Mushrooms are extraordinary. The diverse fungi, with as many as 10,000 species, can cause binary taste reactions (truffles anyone?), improve skin conditions such as acne and rosacea, get you high, kill you, and may be useful in healing patients enduring Post Traumatic Stress Disorder. Maybe you’ve even heard that DNA in mushrooms more closely resembles animals than it does plants. (It’s true; we share a common ancestor with fungi and separated away from plants together about 1.1 billion years ago.) Turns out, mushrooms have one more bragging right, as they might be responsible for one of our most celebrated Christmas figures: Santa Claus.
To be fair, there are several notable Santa Claus origin stories; most widely accepted is the story of Saint Nicholas of Myra, a fourth-century Christian saint known for donating gifts. However, since the holidays tend to make us toke up a bit more—parties, stress—we thought it would be fun to take a look at some of the trippier Santa tales.
One theory about the origins of Santa, says that his likeness stems from Siberian and Arctic shamans who crawled into the tops of locals’ homes during the winter solstice. The shaman would leave a bag of Amanita muscaria (fly agaric), one type of “magic mushroom,” as gifts for residents. Another theory—explained by mycologists and several noteworthy academics in an animated video by Matthew Salton from 2017—explains that the Sami people of Lapland considered the Amanita muscaria holy, propelling the shamans to dress as the mushroom in large, red and white outfits. (Although after eating the fly agaric, it’s likely the shaman actually felt he was the mushroom.) Reindeer waiting, the shaman hopped onto his sleigh, bringing, “healing,” and “problem solving,” gifts to folks around town. Often unable to get through front doors because of the deep snow, shamans came through the chimney-like area of homes. In return for their thoughtful gifts, they were given food (probably not cookies, though).

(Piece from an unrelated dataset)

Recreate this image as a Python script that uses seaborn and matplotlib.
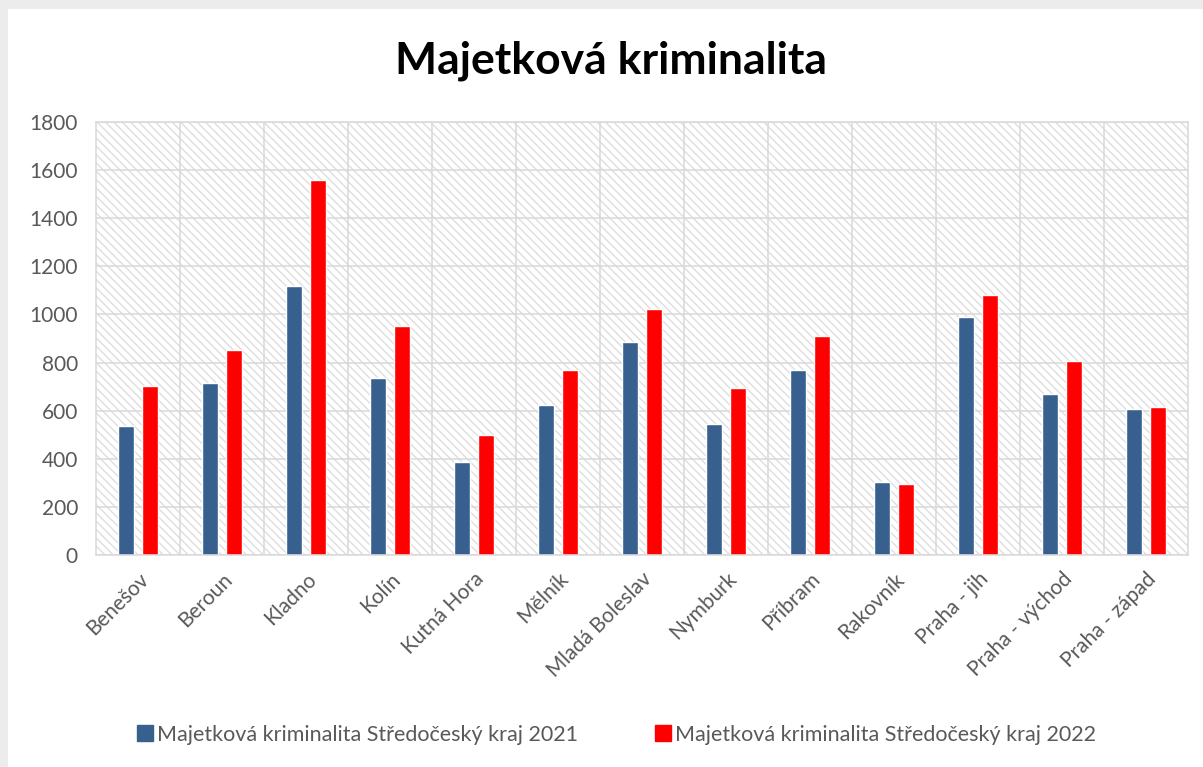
import pandas as pd
import seaborn as sns
import matplotlib.pyplot as plt
from matplotlib.patches import Rectangle
from matplotlib.lines import Line2D

okresy = ["Benešov", "Beroun", "Kladno", "Kolín", "Kutná Hora", "Mělník",
          "Mladá Boleslav", "Nymburk", "Příbram", "Rakovník", "Praha - jih",
          "Praha - východ", "Praha - západ"]
hodnoty_2021 = [536, 717, 1118, 735, 386, 623, 884, 544, 768, 303, 991, 669, 605]
hodnoty_2022 = [703, 851, 1560, 951, 498, 768, 1021, 694, 909, 295, 1080, 807, 616]
serie = ["Majetková kriminalita Středočeský kraj 2021",
         "Majetková kriminalita Středočeský kraj 2022"]
barvy = ["#37608f", "#ff0000"]

sns.set_style("white")
plt.rcParams["font.family"] = ["Lato", "DejaVu Sans"]

df = pd.DataFrame({
    "okres": okresy * 2,
    "pocet": hodnoty_2021 + hodnoty_2022,
    "serie": [serie[0]] * len(okresy) + [serie[1]] * len(okresy),
})

fig = plt.figure(figsize=(12.03, 7.67), dpi=100, facecolor="#ececec")
# bily panel grafu (sedy okraj vlevo a nahore)
fig.add_artist(Rectangle((8 / 1203, 0), 1, 1 - 9 / 767, transform=fig.transFigure,
                         facecolor="white", edgecolor="none", zorder=-5))

ax = fig.add_axes([96 / 1203, 1 - 555 / 767, (1188 - 96) / 1203, (555 - 122) / 767])
ax.set_facecolor("white")
# srafovane pozadi
ax.add_patch(Rectangle((0, 0), 1, 1, transform=ax.transAxes, facecolor="white",
                       edgecolor="#dedede", linewidth=0, hatch="\\\\\\\\", zorder=0.1))

sns.barplot(data=df, x="okres", y="pocet", hue="serie", palette=barvy,
            width=0.567, gap=0.31, saturation=1, ax=ax, legend=False, zorder=2)

ax.set_ylim(0, 1800)
ax.set_yticks(range(0, 1801, 200))
ax.set_xlim(-0.5, len(okresy) - 0.5)
ax.set_xticks([i + 0.5 for i in range(len(okresy) - 1)], minor=True)
ax.grid(True, which="major", axis="y", color="#d9d9d9", linewidth=1.1)
ax.grid(True, which="minor", axis="x", color="#d9d9d9", linewidth=1.1)
ax.set_axisbelow(True)
for s in ax.spines.values():
    s.set_color("#d9d9d9")
    s.set_linewidth(1.1)

ax.set_xlabel("")
ax.set_ylabel("")
ax.tick_params(axis="both", which="both", length=0, labelsize=15, colors="#595959")
ax.tick_params(axis="y", pad=13)
ax.tick_params(axis="x", pad=10)
for lab in ax.get_xticklabels():
    lab.set_rotation(45)
    lab.set_ha("right")
    lab.set_rotation_mode("anchor")

fig.text(611 / 1203, 1 - 61 / 767, "Majetková kriminalita", ha="center", va="center",
         fontsize=32, fontweight="bold", color="black")

handles = [Line2D([0], [0], marker="s", linestyle="none", markersize=12,
                  markerfacecolor=c, markeredgecolor=c) for c in barvy]
fig.legend(handles, serie, loc="center", bbox_to_anchor=(617 / 1203, 1 - 735 / 767),
           ncol=2, frameon=False, fontsize=15.5, labelcolor="#595959",
           handlelength=0.7, handletextpad=0.2, columnspacing=3.6)

fig.savefig("out.png", dpi=100, facecolor=fig.get_facecolor())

It’s easy to see the parallels here: gift giving, pine trees (Amanita muscaria enjoys growing under the fragrant tree), a man coming down the chimney, the colors red and white, the reindeer. Oh! About those reindeer, it’s likely the reindeer ate fly agaric, too, and one of the most common side effects of the drug is the feeling of flying. So, this year, when uncle Bill insists Trump is innocent, head outside, light one up, and think about those blissed-out reindeer, gleefully soaring Santa through the crisp, winter air.